[Exercise directions]:
Write out the material exactly, with the pictures left out.
** start Given information **
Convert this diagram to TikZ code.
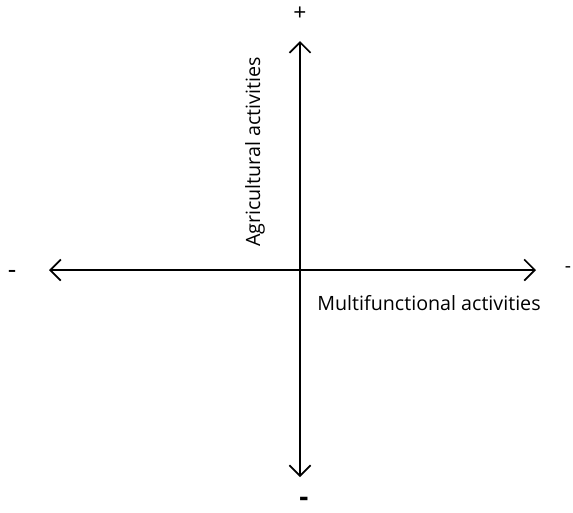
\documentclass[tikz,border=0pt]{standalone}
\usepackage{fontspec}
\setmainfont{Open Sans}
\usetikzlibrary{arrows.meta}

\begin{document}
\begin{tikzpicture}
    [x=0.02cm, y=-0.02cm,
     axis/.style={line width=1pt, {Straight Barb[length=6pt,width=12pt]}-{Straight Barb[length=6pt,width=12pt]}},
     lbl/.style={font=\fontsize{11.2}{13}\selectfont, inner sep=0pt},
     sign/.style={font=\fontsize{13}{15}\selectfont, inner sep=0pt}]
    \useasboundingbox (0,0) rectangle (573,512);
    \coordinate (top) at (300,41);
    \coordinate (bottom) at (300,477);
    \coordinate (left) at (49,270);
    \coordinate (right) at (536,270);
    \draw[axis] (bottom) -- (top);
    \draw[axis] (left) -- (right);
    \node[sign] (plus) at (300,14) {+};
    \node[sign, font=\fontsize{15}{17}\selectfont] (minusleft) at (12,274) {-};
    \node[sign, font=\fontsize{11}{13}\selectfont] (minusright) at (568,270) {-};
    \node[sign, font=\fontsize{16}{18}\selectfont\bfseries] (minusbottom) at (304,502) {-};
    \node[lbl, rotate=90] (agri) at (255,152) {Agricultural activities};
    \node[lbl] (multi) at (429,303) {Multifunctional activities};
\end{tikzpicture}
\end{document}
** end Given information **
[Output for this exercise]:
Convert this diagram to TikZ code.
\documentclass[tikz,border=0pt]{standalone}
\usepackage{fontspec}
\setmainfont{Open Sans}
\usetikzlibrary{arrows.meta}

\begin{document}
\begin{tikzpicture}
    [x=0.02cm, y=-0.02cm,
     axis/.style={line width=1pt, {Straight Barb[length=6pt,width=12pt]}-{Straight Barb[length=6pt,width=12pt]}},
     lbl/.style={font=\fontsize{11.2}{13}\selectfont, inner sep=0pt},
     sign/.style={font=\fontsize{13}{15}\selectfont, inner sep=0pt}]
    \useasboundingbox (0,0) rectangle (573,512);
    \coordinate (top) at (300,41);
    \coordinate (bottom) at (300,477);
    \coordinate (left) at (49,270);
    \coordinate (right) at (536,270);
    \draw[axis] (bottom) -- (top);
    \draw[axis] (left) -- (right);
    \node[sign] (plus) at (300,14) {+};
    \node[sign, font=\fontsize{15}{17}\selectfont] (minusleft) at (12,274) {-};
    \node[sign, font=\fontsize{11}{13}\selectfont] (minusright) at (568,270) {-};
    \node[sign, font=\fontsize{16}{18}\selectfont\bfseries] (minusbottom) at (304,502) {-};
    \node[lbl, rotate=90] (agri) at (255,152) {Agricultural activities};
    \node[lbl] (multi) at (429,303) {Multifunctional activities};
\end{tikzpicture}
\end{document}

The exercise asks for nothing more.